That said, here's how I'd do it if I had to:
^\d*(?=\d{5}(\d*)$)0?1?2?3?4?5?6?7?8?9?\1$
Core idea: 0?1?2?3?4?5?6?7?8?9? matches an ascending numeric substring, but it doesn't restrict its length. Every single part is optional, so it can match anything from "" (empty string) to the full "0123456789".
We can force it to match exactly 5 characters by combining a look-ahead of five digits and an arbitrary suffix (which we capture) and a backreference \1 (which must exactly the suffix matched by the look-ahead, ensuring we've now walked ahead 5 characters in the string).
Live demo: https://regex101.com/r/03rJET/3
(By the way, your explanation of (?=\d{5}0*1*2*3*4*5*6*7*8*9*) is incorrect: It looks ahead to match exactly 5 digits, followed by 0 or more occurrences of 0, followed by 0 or more occurrences of 1, etc.)
Because the starting position of the increasing digits isn't known in advance, and the consecutive increasing digits don't end at the end of the string, the linked answer's concise pattern won't work here. I don't think this is possible without being repetitive; alternate between all possibilities of increasing digits. A 0 must be followed by [1-9]. (0(?=[1-9])) A 1 must be followed by [2-9]. A 2 must be followed by [3-9], and so on. Alternate between these possibilities in a group, and repeat that group four times, and then match any digit after that (the lookahead in the last repeated digit in the previous group will ensure that this 5th digit is in sequence as well).
First lookahead for digits followed by the end of the string, then match the alternations described above, followed by one or more digits:
^(?=\d+$)\d*?(?:0(?=[1-9])|1(?=[2-9])|2(?=[3-9])|3(?=[4-9])|4(?=[5-9])|5(?=[6-9])|6(?=[7-9])|7(?=[89])|8(?=9)){4}\d+
Separated out for better readability:
^(?=\d+$)\d*?
(?:
0(?=[1-9])|
1(?=[2-9])|
2(?=[3-9])|
3(?=[4-9])|
4(?=[5-9])|
5(?=[6-9])|
6(?=[7-9])|
7(?=[89])|
8(?=9)
){4}
\d+
The lazy quantifier in the first line there \d*? isn't necessary, but it makes the pattern a bit more efficient (otherwise it initially greedily matches the whole string, requiring lots of failing alternations and backtracking until at least 5 characters before the end of the string)
https://regex101.com/r/03rJET/2
It's ugly, but it works.

optionals in a look around regular expressions

I'm trying to figure out how to put option values in a lookaround with regular expressions.
These values should match
3
1000
15-20
2048-4096/100
This value should not
3/4
I want to say in regex "only match if there is a dash 4 digit number and a colon preceding the / division symbol
For example:
-9999 preceding the / division symbol should match
9999/ should not match because there is no -
-/ should not match because there is no number
^[^0][0-9]*(-|:)?([0-9]*)?(?<=[0-9])(\/)?([0-9]*)$
I have the look around just looking for a preceding number but if I put a ? or * in it it no longer works. Thanks for the help!!!
^\d+(?:[-:](?:\d{4}\/\d+|\d+))?$
If I'm understanding what you want correctly,
\d+ Starts with some number
(?: ...)? Followed by optional pattern which begins with a dash or colon
\d{4}/\d+ The number in the optional group can be a 4 digit number with a slash and another number
\d+ Or the optional group can be any number if it doesn't begin with a slash.

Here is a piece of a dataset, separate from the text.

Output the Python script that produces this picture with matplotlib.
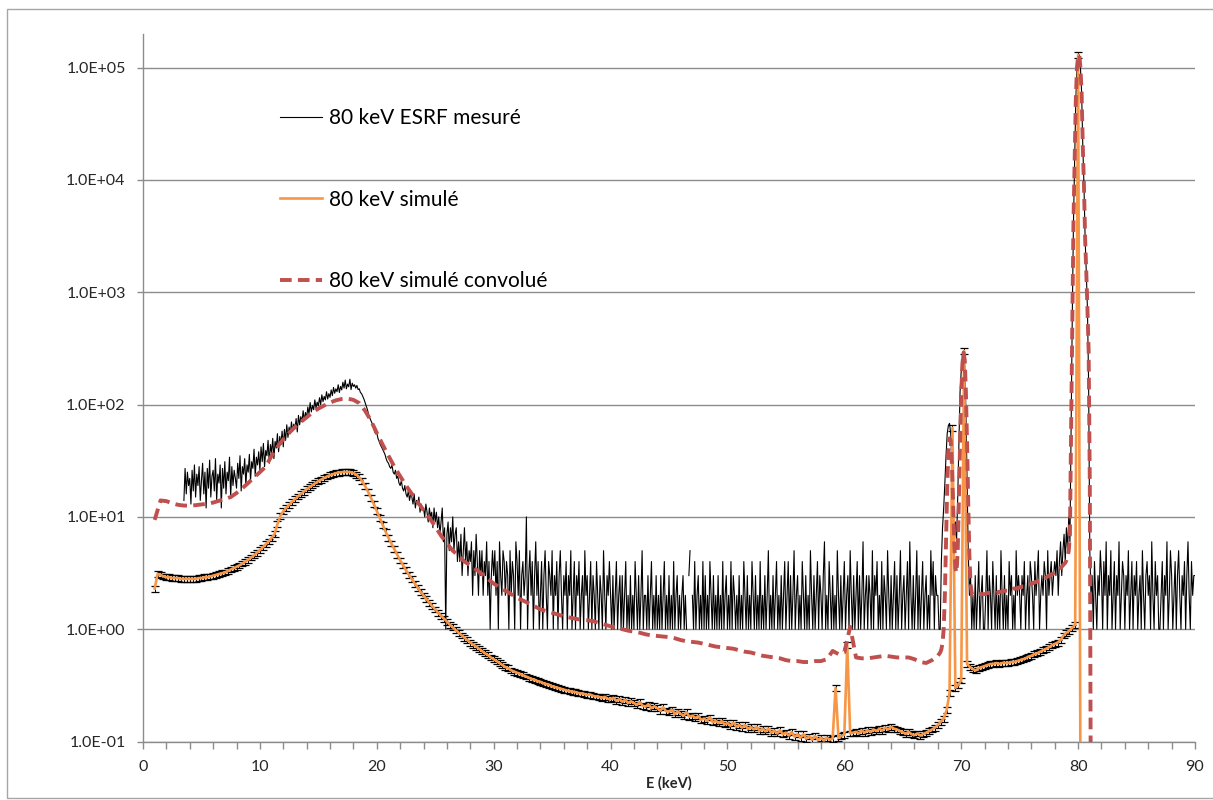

Match against 1 hyphen per any number of digit groups

I'm trying to come up with some regex to match against 1 hyphen per any number of digit groups. No characters ([a-z][A-Z]).
123-356-129811231235123-1235612346123451235
/[^\d-]/g
The one above will match the string below, but it will let the following go through:
1223--1235---123123-------
I was looking at the following post How to match hyphens with Regular Expression? for an answer, but I didn't find anything close.
#Konrad Rudolph gave a good example.
Regular expression to match 7-12 digits; may contain space or hyphen
This tool is useful for me http://www.gskinner.com/RegExr/
Assuming it can't ever start with a hyphen:
^\d(-\d|\d)*$
broken down:
^ # match beginning of line
\d # match single digit
(-\d|\d)+ # match hyphen & digit or just a digit (0 or more times)
$ # match end of line
That makes every hyphen have to have a digit immediately following it. Keep in mind though, that the following are examples of legal patterns:
213-123-12314-234234
1-2-3-4-5-6-7
12234234234
gskinner example
Alternatively:
^(\d+-)+(\d+)$
So it's one or more group(s) of digits followed by hyphen + final group of digits.
Nothing very fancy, but in my tests it matched only when there were hyphen(s) with digits on both sides.

Regex to find integers and decimals in string

I have a string like:
$str1 = "12 ounces";
$str2 = "1.5 ounces chopped;
I'd like to get the amount from the string whether it is a decimal or not (12 or 1.5), and then grab the immediately preceding measurement (ounces).
I was able to use a pretty rudimentary regex to grab the measurement, but getting the decimal/integer has been giving me problems.
Thanks for your help!
If you just want to grab the data, you can just use a loose regex:
([\d.]+)\s+(\S+)
([\d.]+): [\d.]+ will match a sequence of strictly digits and . (it means 4.5.6 or .... will match, but those cases are not common, and this is just for grabbing data), and the parentheses signify that we will capture the matched text. The . here is inside character class [], so no need for escaping.
Followed by arbitrary spaces \s+ and maximum sequence (due to greedy quantifier) of non-space character \S+ (non-space really is non-space: it will match almost everything in Unicode, except for space, tab, new line, carriage return characters).
You can get the number in the first capturing group, and the unit in the 2nd capturing group.
You can be a bit stricter on the number:
(\d+(?:\.\d*)?|\.\d+)\s+(\S+)
The only change is (\d+(?:\.\d*)?|\.\d+), so I will only explain this part. This is a bit stricter, but whether stricter is better depending on the input domain and your requirement. It will match integer 34, number with decimal part 3.40000 and allow .5 and 34. cases to pass. It will reject number with excessive ., or only contain a .. The | acts as OR which separate 2 different pattern: \.\d+ and \d+(?:\.\d*)?.
\d+(?:\.\d*)?: This will match and (implicitly) assert at least one digit in integer part, followed by optional . (which needs to be escaped with \ since . means any character) and fractional part (which can be 0 or more digits). The optionality is indicated by ? at the end. () can be used for grouping and capturing - but if capturing is not needed, then (?:) can be used to disable capturing (save memory).
\.\d+: This will match for the case such as .78. It matches . followed by at least one (signified by +) digit.
This is not a good solution if you want to make sure you get something meaningful out of the input string. You need to define all expected units before you can write a regex that only captures valid data.
use this regular expression \b\d+([\.,]\d+)?
To get integers and decimals that either use a comma or a dot plus the next word, use the following regex:
/\d+([\.,]\d+)?\s\S+/